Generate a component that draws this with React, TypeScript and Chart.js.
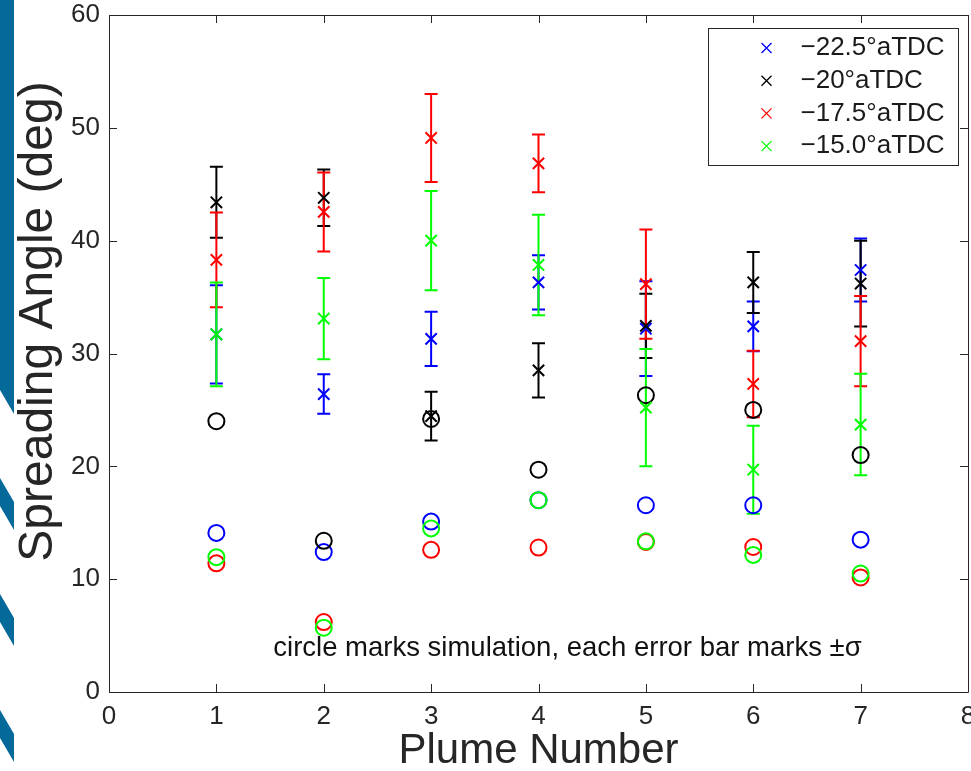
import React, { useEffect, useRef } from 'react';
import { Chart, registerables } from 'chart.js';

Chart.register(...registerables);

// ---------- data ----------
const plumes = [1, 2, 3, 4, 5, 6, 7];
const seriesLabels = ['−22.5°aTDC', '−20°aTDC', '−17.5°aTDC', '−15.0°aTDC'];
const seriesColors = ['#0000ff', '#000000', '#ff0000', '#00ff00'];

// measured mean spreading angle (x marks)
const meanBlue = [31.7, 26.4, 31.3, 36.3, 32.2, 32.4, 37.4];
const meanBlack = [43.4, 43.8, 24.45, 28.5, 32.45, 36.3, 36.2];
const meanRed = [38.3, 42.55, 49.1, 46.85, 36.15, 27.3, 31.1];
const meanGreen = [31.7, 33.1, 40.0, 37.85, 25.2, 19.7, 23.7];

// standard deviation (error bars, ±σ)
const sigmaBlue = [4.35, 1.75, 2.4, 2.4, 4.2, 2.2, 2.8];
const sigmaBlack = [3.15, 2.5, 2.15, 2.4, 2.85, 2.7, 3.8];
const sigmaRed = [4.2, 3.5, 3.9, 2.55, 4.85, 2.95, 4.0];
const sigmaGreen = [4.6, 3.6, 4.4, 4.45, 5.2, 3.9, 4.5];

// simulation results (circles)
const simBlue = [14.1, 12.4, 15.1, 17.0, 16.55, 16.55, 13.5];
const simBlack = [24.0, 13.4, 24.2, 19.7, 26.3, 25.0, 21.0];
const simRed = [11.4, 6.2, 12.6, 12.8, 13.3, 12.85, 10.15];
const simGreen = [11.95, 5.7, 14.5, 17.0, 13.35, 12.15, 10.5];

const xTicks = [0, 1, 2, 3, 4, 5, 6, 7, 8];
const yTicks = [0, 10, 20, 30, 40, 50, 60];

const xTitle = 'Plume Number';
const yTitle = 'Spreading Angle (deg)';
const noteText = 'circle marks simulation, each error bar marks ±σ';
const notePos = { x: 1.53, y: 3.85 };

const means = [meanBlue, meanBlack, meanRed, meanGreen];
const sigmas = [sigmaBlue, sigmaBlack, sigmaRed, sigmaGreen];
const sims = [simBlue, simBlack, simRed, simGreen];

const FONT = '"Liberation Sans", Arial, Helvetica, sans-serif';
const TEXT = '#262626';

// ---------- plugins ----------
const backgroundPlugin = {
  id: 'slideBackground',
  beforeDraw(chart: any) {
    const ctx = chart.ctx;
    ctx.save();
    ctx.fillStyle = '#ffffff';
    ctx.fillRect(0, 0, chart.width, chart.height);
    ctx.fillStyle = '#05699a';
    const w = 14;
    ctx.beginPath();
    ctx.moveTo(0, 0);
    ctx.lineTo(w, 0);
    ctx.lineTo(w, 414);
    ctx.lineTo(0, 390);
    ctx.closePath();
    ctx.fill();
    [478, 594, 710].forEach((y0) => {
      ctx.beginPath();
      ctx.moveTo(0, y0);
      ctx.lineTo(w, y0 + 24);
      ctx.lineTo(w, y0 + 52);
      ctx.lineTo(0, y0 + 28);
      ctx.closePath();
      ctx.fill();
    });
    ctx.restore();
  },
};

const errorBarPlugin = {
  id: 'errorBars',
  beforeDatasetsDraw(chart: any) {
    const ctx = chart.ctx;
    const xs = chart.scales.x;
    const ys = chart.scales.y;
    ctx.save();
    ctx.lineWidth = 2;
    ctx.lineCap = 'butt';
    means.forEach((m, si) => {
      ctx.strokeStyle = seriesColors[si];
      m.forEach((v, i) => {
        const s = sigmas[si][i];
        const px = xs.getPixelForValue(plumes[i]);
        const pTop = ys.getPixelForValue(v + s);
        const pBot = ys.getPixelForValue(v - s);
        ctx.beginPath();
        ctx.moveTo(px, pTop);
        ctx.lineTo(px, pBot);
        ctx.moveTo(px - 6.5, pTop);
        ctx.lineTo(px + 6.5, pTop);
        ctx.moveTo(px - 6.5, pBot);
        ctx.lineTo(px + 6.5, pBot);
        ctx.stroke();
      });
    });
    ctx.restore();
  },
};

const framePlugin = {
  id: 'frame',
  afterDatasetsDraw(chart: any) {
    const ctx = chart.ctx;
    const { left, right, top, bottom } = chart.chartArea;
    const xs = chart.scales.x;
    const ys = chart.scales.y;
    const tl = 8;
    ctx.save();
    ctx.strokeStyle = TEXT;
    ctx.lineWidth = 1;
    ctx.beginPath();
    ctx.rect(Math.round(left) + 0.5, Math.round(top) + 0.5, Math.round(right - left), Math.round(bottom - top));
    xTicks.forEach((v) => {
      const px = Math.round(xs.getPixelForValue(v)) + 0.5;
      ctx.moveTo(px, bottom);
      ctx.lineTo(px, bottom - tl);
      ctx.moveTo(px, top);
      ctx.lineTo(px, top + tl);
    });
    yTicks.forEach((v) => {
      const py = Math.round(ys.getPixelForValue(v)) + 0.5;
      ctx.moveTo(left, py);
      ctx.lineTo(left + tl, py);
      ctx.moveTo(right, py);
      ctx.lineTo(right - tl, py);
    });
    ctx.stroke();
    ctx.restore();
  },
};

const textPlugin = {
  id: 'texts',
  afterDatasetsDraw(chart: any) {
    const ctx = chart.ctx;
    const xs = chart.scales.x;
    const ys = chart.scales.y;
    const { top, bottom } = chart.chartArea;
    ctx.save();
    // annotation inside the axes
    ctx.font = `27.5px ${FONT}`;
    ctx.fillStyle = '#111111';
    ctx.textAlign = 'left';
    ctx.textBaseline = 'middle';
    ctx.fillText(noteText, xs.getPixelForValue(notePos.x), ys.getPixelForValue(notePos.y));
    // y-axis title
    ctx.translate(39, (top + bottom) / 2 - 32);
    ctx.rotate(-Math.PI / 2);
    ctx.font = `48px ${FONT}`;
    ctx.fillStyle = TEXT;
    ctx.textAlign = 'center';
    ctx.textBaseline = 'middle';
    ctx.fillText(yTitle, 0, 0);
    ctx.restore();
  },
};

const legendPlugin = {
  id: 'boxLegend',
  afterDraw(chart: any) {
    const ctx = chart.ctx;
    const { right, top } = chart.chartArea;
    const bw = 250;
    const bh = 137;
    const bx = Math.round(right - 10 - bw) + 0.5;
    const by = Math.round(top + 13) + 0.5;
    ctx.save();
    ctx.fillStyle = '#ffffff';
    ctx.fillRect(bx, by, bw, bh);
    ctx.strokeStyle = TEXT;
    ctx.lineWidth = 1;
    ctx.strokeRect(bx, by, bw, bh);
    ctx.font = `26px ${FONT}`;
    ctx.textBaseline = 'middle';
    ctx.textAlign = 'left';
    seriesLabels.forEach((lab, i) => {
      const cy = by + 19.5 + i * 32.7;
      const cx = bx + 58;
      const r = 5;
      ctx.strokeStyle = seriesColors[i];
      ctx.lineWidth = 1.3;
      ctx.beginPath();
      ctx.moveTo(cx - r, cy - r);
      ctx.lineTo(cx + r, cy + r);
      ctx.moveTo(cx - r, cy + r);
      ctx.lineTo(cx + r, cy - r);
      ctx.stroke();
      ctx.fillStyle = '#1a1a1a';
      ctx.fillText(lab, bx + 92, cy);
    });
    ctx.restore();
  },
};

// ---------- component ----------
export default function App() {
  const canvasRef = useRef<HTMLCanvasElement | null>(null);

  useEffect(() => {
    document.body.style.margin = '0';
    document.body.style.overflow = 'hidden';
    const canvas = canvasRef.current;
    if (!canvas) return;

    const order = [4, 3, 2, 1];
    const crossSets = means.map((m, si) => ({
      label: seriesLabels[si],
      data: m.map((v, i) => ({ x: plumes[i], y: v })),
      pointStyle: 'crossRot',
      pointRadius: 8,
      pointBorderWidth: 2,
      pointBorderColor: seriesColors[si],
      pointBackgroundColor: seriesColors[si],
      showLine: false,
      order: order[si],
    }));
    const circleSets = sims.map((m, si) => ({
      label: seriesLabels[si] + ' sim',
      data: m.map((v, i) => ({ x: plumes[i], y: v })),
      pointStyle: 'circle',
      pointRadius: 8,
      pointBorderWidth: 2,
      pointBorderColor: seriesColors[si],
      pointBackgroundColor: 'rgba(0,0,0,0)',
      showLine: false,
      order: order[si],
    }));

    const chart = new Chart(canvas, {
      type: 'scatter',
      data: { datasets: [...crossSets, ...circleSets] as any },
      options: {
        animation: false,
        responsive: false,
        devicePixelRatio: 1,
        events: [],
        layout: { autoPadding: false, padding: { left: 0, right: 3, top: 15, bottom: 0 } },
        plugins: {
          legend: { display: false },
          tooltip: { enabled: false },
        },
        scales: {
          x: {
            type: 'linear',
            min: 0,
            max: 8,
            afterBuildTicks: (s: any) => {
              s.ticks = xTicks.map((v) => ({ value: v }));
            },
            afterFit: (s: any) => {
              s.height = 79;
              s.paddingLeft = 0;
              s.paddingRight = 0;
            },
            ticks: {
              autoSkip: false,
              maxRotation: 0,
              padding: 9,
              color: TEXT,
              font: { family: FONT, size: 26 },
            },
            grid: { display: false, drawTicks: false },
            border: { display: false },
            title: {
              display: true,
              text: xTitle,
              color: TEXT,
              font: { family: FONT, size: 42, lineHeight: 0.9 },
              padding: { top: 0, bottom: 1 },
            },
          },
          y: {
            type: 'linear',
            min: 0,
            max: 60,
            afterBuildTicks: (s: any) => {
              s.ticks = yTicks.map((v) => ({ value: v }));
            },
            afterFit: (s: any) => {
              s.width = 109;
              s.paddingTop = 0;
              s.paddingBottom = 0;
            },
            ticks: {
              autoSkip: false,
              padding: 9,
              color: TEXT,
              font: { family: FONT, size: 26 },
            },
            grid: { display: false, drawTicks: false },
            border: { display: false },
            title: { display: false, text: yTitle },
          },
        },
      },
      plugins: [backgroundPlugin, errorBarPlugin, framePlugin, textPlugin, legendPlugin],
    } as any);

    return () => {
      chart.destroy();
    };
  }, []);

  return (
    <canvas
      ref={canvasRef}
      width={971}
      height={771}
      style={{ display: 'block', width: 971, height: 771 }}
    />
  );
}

-------------------------

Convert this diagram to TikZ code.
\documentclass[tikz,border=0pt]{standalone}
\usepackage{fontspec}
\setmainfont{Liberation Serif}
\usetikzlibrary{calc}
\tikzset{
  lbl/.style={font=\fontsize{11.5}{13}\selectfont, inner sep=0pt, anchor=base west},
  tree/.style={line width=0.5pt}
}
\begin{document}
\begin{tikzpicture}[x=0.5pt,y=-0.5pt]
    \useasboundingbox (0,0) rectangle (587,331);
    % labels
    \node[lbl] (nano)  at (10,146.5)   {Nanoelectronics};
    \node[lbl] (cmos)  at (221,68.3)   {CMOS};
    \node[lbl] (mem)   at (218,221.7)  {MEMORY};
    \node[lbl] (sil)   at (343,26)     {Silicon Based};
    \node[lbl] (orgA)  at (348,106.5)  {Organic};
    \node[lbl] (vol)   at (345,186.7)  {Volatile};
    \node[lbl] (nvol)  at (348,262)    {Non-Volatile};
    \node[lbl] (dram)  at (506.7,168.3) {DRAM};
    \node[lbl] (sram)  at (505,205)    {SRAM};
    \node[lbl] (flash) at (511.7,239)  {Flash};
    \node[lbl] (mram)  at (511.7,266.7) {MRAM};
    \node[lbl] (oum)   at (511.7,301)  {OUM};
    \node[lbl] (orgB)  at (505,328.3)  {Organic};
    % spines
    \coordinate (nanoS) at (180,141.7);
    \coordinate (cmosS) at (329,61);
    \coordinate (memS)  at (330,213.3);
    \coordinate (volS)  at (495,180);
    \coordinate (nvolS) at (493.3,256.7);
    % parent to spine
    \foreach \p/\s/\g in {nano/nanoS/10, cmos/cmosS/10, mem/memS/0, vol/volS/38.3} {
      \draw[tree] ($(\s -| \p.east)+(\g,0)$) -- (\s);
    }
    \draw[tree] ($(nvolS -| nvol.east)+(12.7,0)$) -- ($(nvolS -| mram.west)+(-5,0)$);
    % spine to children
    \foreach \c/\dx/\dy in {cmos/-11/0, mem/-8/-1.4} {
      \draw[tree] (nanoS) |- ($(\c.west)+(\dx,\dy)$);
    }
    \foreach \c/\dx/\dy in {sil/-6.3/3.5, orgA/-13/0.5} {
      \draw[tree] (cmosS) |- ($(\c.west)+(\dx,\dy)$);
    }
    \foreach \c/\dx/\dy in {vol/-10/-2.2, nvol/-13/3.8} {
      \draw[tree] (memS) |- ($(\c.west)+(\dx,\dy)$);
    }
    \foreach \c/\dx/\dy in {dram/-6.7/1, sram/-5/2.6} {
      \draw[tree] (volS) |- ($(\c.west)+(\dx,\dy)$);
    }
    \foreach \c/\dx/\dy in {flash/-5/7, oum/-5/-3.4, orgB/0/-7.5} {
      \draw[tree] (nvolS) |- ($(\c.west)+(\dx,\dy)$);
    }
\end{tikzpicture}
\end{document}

-------------------------

Directions for this task |
In the listing above, find the line containing "Generate a component" and the line containing "const TEXT = '#262626';", then output those two lines and everything between them exactly as written, without the images.

Result for this task |
Generate a component that draws this with React, TypeScript and Chart.js.
import React, { useEffect, useRef } from 'react';
import { Chart, registerables } from 'chart.js';

Chart.register(...registerables);

// ---------- data ----------
const plumes = [1, 2, 3, 4, 5, 6, 7];
const seriesLabels = ['−22.5°aTDC', '−20°aTDC', '−17.5°aTDC', '−15.0°aTDC'];
const seriesColors = ['#0000ff', '#000000', '#ff0000', '#00ff00'];

// measured mean spreading angle (x marks)
const meanBlue = [31.7, 26.4, 31.3, 36.3, 32.2, 32.4, 37.4];
const meanBlack = [43.4, 43.8, 24.45, 28.5, 32.45, 36.3, 36.2];
const meanRed = [38.3, 42.55, 49.1, 46.85, 36.15, 27.3, 31.1];
const meanGreen = [31.7, 33.1, 40.0, 37.85, 25.2, 19.7, 23.7];

// standard deviation (error bars, ±σ)
const sigmaBlue = [4.35, 1.75, 2.4, 2.4, 4.2, 2.2, 2.8];
const sigmaBlack = [3.15, 2.5, 2.15, 2.4, 2.85, 2.7, 3.8];
const sigmaRed = [4.2, 3.5, 3.9, 2.55, 4.85, 2.95, 4.0];
const sigmaGreen = [4.6, 3.6, 4.4, 4.45, 5.2, 3.9, 4.5];

// simulation results (circles)
const simBlue = [14.1, 12.4, 15.1, 17.0, 16.55, 16.55, 13.5];
const simBlack = [24.0, 13.4, 24.2, 19.7, 26.3, 25.0, 21.0];
const simRed = [11.4, 6.2, 12.6, 12.8, 13.3, 12.85, 10.15];
const simGreen = [11.95, 5.7, 14.5, 17.0, 13.35, 12.15, 10.5];

const xTicks = [0, 1, 2, 3, 4, 5, 6, 7, 8];
const yTicks = [0, 10, 20, 30, 40, 50, 60];

const xTitle = 'Plume Number';
const yTitle = 'Spreading Angle (deg)';
const noteText = 'circle marks simulation, each error bar marks ±σ';
const notePos = { x: 1.53, y: 3.85 };

const means = [meanBlue, meanBlack, meanRed, meanGreen];
const sigmas = [sigmaBlue, sigmaBlack, sigmaRed, sigmaGreen];
const sims = [simBlue, simBlack, simRed, simGreen];

const FONT = '"Liberation Sans", Arial, Helvetica, sans-serif';
const TEXT = '#262626';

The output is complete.